Eastern Central Sardinia was presented with of a series of challenges of both cultural and natural origin after the Second World War. In 1951 several villages in Ogliastra province were swept away by floods. Internal displacement and emigration continued to depopulate the region. The continuity of local country church-based holiday festivals, thenovenari, and the role of the sacred village festa with its components of bread making, weaving, costumes, music, and poetry all seemed at odds with recently adopted patterns of holiday that did not require the commitment of an entire community or even a religious context. Chaos in Italian politics at the end of the 1970s also had a disruptive impact on central Sardinian communities, including Ulassai. The émigré sculptor Maria Lai returned from Rome to the place of her birth in 1979, summoned to design a war memorial for the village. The artist had incubated a profound sensitivity for the complexity of the social metabolism of Sardinian custom. In the place of a war memorial, she proposed an unorthodox elaboration of the annual procession of the Birth of the Virgin as a monument ‘to the living by the living’. An initiative that would resonate with a resurgent Sardinian identity.
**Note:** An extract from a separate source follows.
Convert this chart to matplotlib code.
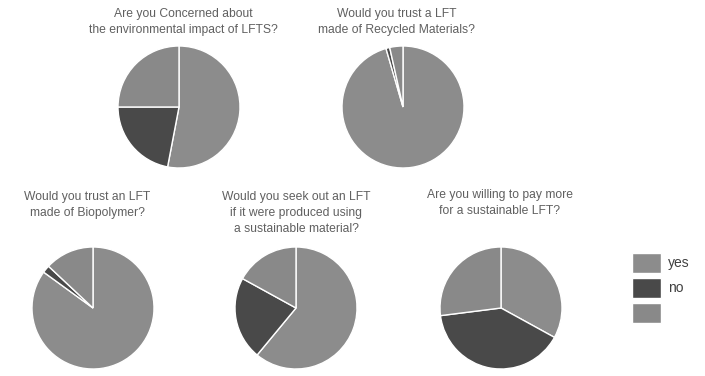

She adapted the motif of the blue ribbon that was used as a train attached to the throne of the Madonna to extend it to 26 kilometres of fabric and deployed as a whole town weaving art installation augmented by suspended bows and woven breads as an improvised social index. Guided by the imagery of a local folk tale of a shepherdess she tied every street of the village and also the summit of an 80-metre-high local mountain into the webwork of the ribbon dressing: legarsi alla montagna. She encouraged the population to claim the event as their own heritage and as a landmark for a new era. Many were to rediscover and celebrate the richness of the culture and skills they already possessed by dressing every street, balcony, window frame, private and public, all tied into the same social stratum: a type of cooperative and redemptive act.

The performance was much more successful than might have been predicted and has been discussed in the context of 1980s art activism and community empowerment. The chapter evaluates elements that were already indigenous to the traditional Festa della Madonna at Ulassai and related Sardinian festivals with their enigmatic ritual components, to position Legarsi alla montagna inside the narrative of a late twentieth-century Sardinian renaissance.